Much of the background has been provided by Jimmy's cousin Irene Oxford, who was born in the same bedroom and kept in the same bottom drawer, which doubled as a cot, seven years later.

Jimmy Clitheroe had his own radio show from 1958 to 1972 called The Clitheroe Kid, which had more than 10million listeners at its height.

He also appeared on TV, and stage, with many of the top stars of the day.

James Robinson Clitheroe was born at 58, Wilkin Street, now called Highfield Road, in Clitheroe, Lancashire, on Christmas Eve, 1921.

His thyroid gland was damaged during the birth and he never grew after the age of 11, remaining at 4ft 3in.

He was brought up in Blacko at 14, Spout Houses, a row of terrace houses below Blacko Tower, and attended the Council School up to the age of 12, when he transferred to Barrowford Board School for his final two years.

On his back street he put on ha'penny shows, including refreshments, which was lemonade powder mixed in a bucket.

He had an ambition to join the circus and began taking part in variety shows, including the Sunday school potato pie suppers, and later with the Methodist Church's concert party, which toured East Lancashire.

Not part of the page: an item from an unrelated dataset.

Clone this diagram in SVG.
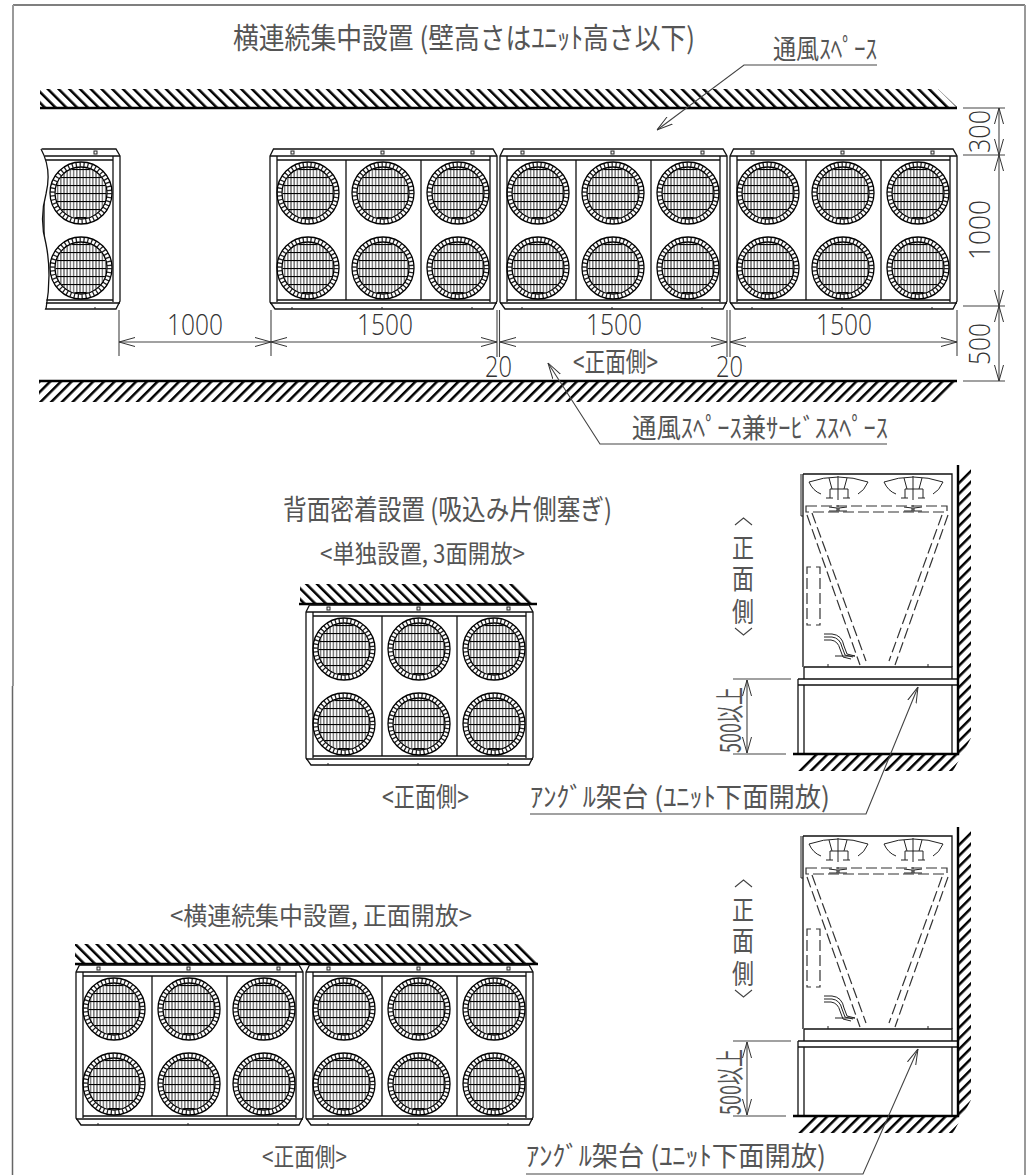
<svg xmlns="http://www.w3.org/2000/svg" xmlns:xlink="http://www.w3.org/1999/xlink" width="1032" height="1175" viewBox="0 0 1032 1175">
<style>
text{font-family:"Noto Sans CJK JP","Liberation Sans",sans-serif;fill:#555;font-weight:400}
.n{font-family:"Open Sans","Liberation Sans",sans-serif;font-weight:300;fill:#333}
.l{fill:none;stroke:#111;stroke-width:1.3}
.t{fill:none;stroke:#222;stroke-width:1}
.d{fill:none;stroke:#333;stroke-width:1.2;stroke-dasharray:11 4}
.dim{fill:none;stroke:#444;stroke-width:1.1}
.arr{marker-start:url(#a);marker-end:url(#a)}
.arr1{marker-end:url(#a)}
.w{fill:none;stroke:#000;stroke-width:2.4}
</style>
<defs>
<marker id="a" viewBox="0 0 16 10" refX="16" refY="5" markerWidth="16" markerHeight="10" markerUnits="userSpaceOnUse" orient="auto-start-reverse"><path d="M0,0.5 L16,5 L0,9.5" fill="none" stroke="#333" stroke-width="1"/></marker>
<pattern id="hb" patternUnits="userSpaceOnUse" width="7.6" height="20" patternTransform="rotate(-45)"><rect width="2.5" height="20" fill="#000"/></pattern>
<pattern id="hf" patternUnits="userSpaceOnUse" width="7.6" height="20" patternTransform="rotate(45)"><rect width="2.5" height="20" fill="#000"/></pattern>
<pattern id="gr" patternUnits="userSpaceOnUse" x="-25" y="-24" width="3.2" height="8"><path d="M1.6,0V8" stroke="#444" stroke-width="1.1"/><path d="M0,0.5H3.2" stroke="#000" stroke-width="1.2"/></pattern>
<clipPath id="partial"><path d="M41,147 Q52,169 46,194 Q39,219 46,244 Q52,274 44,314 H125 V147Z"/></clipPath>
<g id="fan">
<circle r="25.5" fill="url(#gr)"/>
<circle r="28.5" fill="none" stroke="#222" stroke-width="4.6" stroke-dasharray="1.3 2.6"/>
<circle r="31" fill="none" stroke="#000" stroke-width="1.3"/>
<circle r="26" fill="none" stroke="#000" stroke-width="1.3"/>
</g>
<g id="unit">
<path class="l" d="M0,7 L3.500,0 H223 L227,7 V152 L223,160 H5 L0,153Z"/>
<path class="l" d="M0,7H227M7,7V153M220,7V153M7,11H220M7,151H220M0,154H227"/>
<path class="l" stroke-width="1.6" d="M76,11V151M151,11V151"/>
<rect class="t" x="21" y="2" width="3" height="3"/><rect class="t" x="111" y="2" width="3" height="3"/><rect class="t" x="201" y="2" width="3" height="3"/>
<path class="t" d="M22,160v-2M112,160v-2M202,160v-2"/>
<use href="#fan" x="38" y="44"/><use href="#fan" x="113" y="44"/><use href="#fan" x="188" y="44"/>
<use href="#fan" x="38" y="119"/><use href="#fan" x="113" y="119"/><use href="#fan" x="188" y="119"/>
</g>
<g id="sideFan">
<path class="t" d="M809,482 Q838,472 868,482 M809,482 Q813,491 821,494 M868,482 Q864,491 858,494"/>
<path class="t" d="M838,476V500M829,478l3,11M847,478l-3,11M830,489H848M830,489V498M848,489V498M826,498h7M843,498h7"/>
<path class="t" d="M829,507l8,1v3h-8M847,507l-8,1v3h8M838,505v7"/>
</g>
<g id="side">
<path class="l" d="M803,474H952V667M803,474V667"/>
<path class="t" d="M801,474V516H803"/>
<use href="#sideFan"/><use href="#sideFan" x="75"/>
<rect class="d" x="806" y="506" width="141" height="6"/>
<path class="d" d="M807,515L860,665M812,513L866,661M948,515L895,665M942,515L889,661"/>
<path class="d" stroke-dasharray="9 3" d="M811,567H807V625H811M816,567H820V625H816"/>
<path class="t" d="M824,637h8q8,1 10,10l3,8 8,2M824,640h7q7,1 9,9l3,8 8,2M824,634h8q10,1 12,12l3,8 8,2M835,656h20"/>
<path class="l" d="M804,667H952V679M804,667V679"/>
<path class="t" d="M828,664v3M928,664v3"/>
<path class="l" stroke-width="1.6" d="M798,679H957M798,685H957M798,679V754M804,685V754M952,685V754"/>
<path class="w" d="M958,465V754H793"/>
<path fill="url(#hf)" d="M959,480 L971,465 V738 L953,771 H793 L810,755 H959Z"/>
<path class="dim arr" d="M747,680V753"/>
<path class="dim" d="M733,679H791M733,754H786"/>
<path fill="none" stroke="#444" stroke-width="1.1" d="M735,525L743.500,518L752,525M735,628L743.500,635L752,628"/>
<text x="732" y="558" font-size="27" textLength="22" lengthAdjust="spacingAndGlyphs">正</text>
<text x="732" y="589" font-size="27" textLength="22" lengthAdjust="spacingAndGlyphs">面</text>
<text x="732" y="622" font-size="27" textLength="22" lengthAdjust="spacingAndGlyphs">側</text>
<text transform="translate(741,753) rotate(-90)" font-size="29" textLength="66" lengthAdjust="spacingAndGlyphs">500以上</text>
</g>
</defs>
<rect width="1032" height="1175" fill="#fff"/>
<g id="frame" fill="none">
<path stroke="#555" stroke-width="1.4" d="M13,5H1025"/>
<path stroke="#999" stroke-width="2" d="M13,5V686M1025,5V1175"/>
<path stroke="#666" stroke-width="1.500" d="M12.500,686V1175"/>
</g>
<g id="walls">
<path fill="url(#hb)" d="M40,89H938L957,107H40Z"/><path class="w" d="M40,108H957"/>
<path fill="url(#hf)" d="M39,382H957L940,402H39Z"/><path class="w" d="M39,381H957"/>
<path fill="url(#hb)" d="M300,584H518L537,603H300Z"/><path class="w" d="M299,604H537"/>
<path fill="url(#hb)" d="M75,944H519L538,963H75Z"/><path class="w" d="M75,964H538"/>
</g>
<g id="unit-partial"><g clip-path="url(#partial)"><use href="#unit" x="-107" y="149"/></g>
<path class="l" d="M41,149 Q52,169 46,194 Q39,219 46,244 Q52,274 46,309"/></g>
<g id="unit-1"><use href="#unit" x="270" y="149"/></g>
<g id="unit-2"><use href="#unit" x="500" y="149"/></g>
<g id="unit-3"><use href="#unit" x="730" y="149"/></g>
<g id="unit-4"><use href="#unit" x="306" y="605"/></g>
<g id="unit-5"><use href="#unit" x="76" y="965"/></g>
<g id="unit-6"><use href="#unit" x="306" y="965"/></g>
<g id="side-upper"><use href="#side"/></g>
<g id="side-lower"><use href="#side" y="362"/></g>
<g id="connectors">
<path class="dim" d="M119,310V356M271,310V356M497,310V357M499.500,310V357M727,310V357M730,310V357M957,310V356"/>
<path class="dim arr" d="M119,342H271"/><path class="dim arr" d="M271,342H497"/><path class="dim arr" d="M500,342H727"/><path class="dim arr" d="M730,342H957"/>
<path class="dim" d="M963,108H1005M963,155H1005M963,306H1005M963,381H1005"/>
<path class="dim arr" d="M999,108V155"/><path class="dim arr" d="M999,155V306"/><path class="dim arr" d="M999,306V381"/>
<path class="dim arr1" d="M877,65H744L657,130"/>
<path class="dim arr1" d="M887,444H600L548,363"/>
<path class="dim arr1" d="M530,814H866L918,687"/>
<path class="dim arr1" d="M526,1174H863L918,1049"/>
</g>
<g id="labels">
<text x="233" y="49" font-size="29" textLength="462" lengthAdjust="spacingAndGlyphs">横連続集中設置 (壁高さはﾕﾆｯﾄ高さ以下)</text>
<text x="773" y="59" font-size="27" textLength="104" lengthAdjust="spacingAndGlyphs">通風ｽﾍﾟｰｽ</text>
<text class="n" x="167" y="335" font-size="30" textLength="56" lengthAdjust="spacingAndGlyphs">1000</text>
<text class="n" x="357" y="335" font-size="30" textLength="56" lengthAdjust="spacingAndGlyphs">1500</text>
<text class="n" x="586" y="335" font-size="30" textLength="56" lengthAdjust="spacingAndGlyphs">1500</text>
<text class="n" x="816" y="335" font-size="30" textLength="56" lengthAdjust="spacingAndGlyphs">1500</text>
<text class="n" x="485" y="377" font-size="30" textLength="27" lengthAdjust="spacingAndGlyphs">20</text>
<text class="n" x="716" y="377" font-size="30" textLength="27" lengthAdjust="spacingAndGlyphs">20</text>
<text x="573" y="372" font-size="27" textLength="85" lengthAdjust="spacingAndGlyphs">&lt;正面側&gt;</text>
<text x="632" y="438" font-size="27" textLength="256" lengthAdjust="spacingAndGlyphs">通風ｽﾍﾟｰｽ兼ｻｰﾋﾞｽｽﾍﾟｰｽ</text>
<text class="n" transform="translate(990,153) rotate(-90)" font-size="30" textLength="43" lengthAdjust="spacingAndGlyphs">300</text>
<text class="n" transform="translate(990,260) rotate(-90)" font-size="30" textLength="60" lengthAdjust="spacingAndGlyphs">1000</text>
<text class="n" transform="translate(990,365) rotate(-90)" font-size="30" textLength="42" lengthAdjust="spacingAndGlyphs">500</text>
<text x="283" y="520" font-size="28" textLength="329" lengthAdjust="spacingAndGlyphs">背面密着設置 (吸込み片側塞ぎ)</text>
<text x="320" y="563" font-size="25" textLength="205" lengthAdjust="spacingAndGlyphs">&lt;単独設置, 3面開放&gt;</text>
<text x="382" y="807" font-size="27" textLength="87" lengthAdjust="spacingAndGlyphs">&lt;正面側&gt;</text>
<text x="530" y="807" font-size="27" textLength="300" lengthAdjust="spacingAndGlyphs">ｱﾝｸﾞﾙ架台 (ﾕﾆｯﾄ下面開放)</text>
<text x="170" y="925" font-size="25" textLength="302" lengthAdjust="spacingAndGlyphs">&lt;横連続集中設置, 正面開放&gt;</text>
<text x="262" y="1166" font-size="25" textLength="85" lengthAdjust="spacingAndGlyphs">&lt;正面側&gt;</text>
<text x="526" y="1166" font-size="27" textLength="300" lengthAdjust="spacingAndGlyphs">ｱﾝｸﾞﾙ架台 (ﾕﾆｯﾄ下面開放)</text>
</g>
</svg>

"Skip", as he was known to his friends, was bullied at school, but his fleetness of foot meant he could run around the other boys and nip their arms and legs, hence his other nickname "The Little Nipper".

He played cricket and football and was often carried to school on the shoulders of one of his best friends, Harry Blezzard, who was twice his size, but the same age.

He took part in village concerts and won a talent competition at the Alhambra, in Nelson, with his dancing and piano accordion routine.

Later he abandoned this heavy instrument and played the saxophone instead.

Unable to go into the weaving sheds like his parents, as he could not reach the looms, he got a job in a Nelson bakery for a while, but left it as he quipped, "Because I wasn't making enough dough".

He then joined an all-girl dancing troupe called the Winstanley Babes and toured with them, doing acrobatics, dancing, roller skating, and female impressions.

When touring, theatrical landladies always insisted that Jimmy had to sleep downstairs on the couch.

Lily Whittaker, from Great Harwood, remembers Jimmy joining Miss Winstanley's troupe for their Isle of Man tour.

If Jimmy was tired, she would give him a piggy back and, as he did not eat that much, she would finish off the meagre rations they were given to eat. She earned just five shillings a week.

He was found dead at his Blackpool home in 1973, at the age of 51, on the day of his mother's funeral.

He is remembered at the Jimmy Clitheroe cafe, by the market in Clitheroe, which has many posters and photographs of him, and where countless members of the showbusiness community have popped in over the years to pay their respects.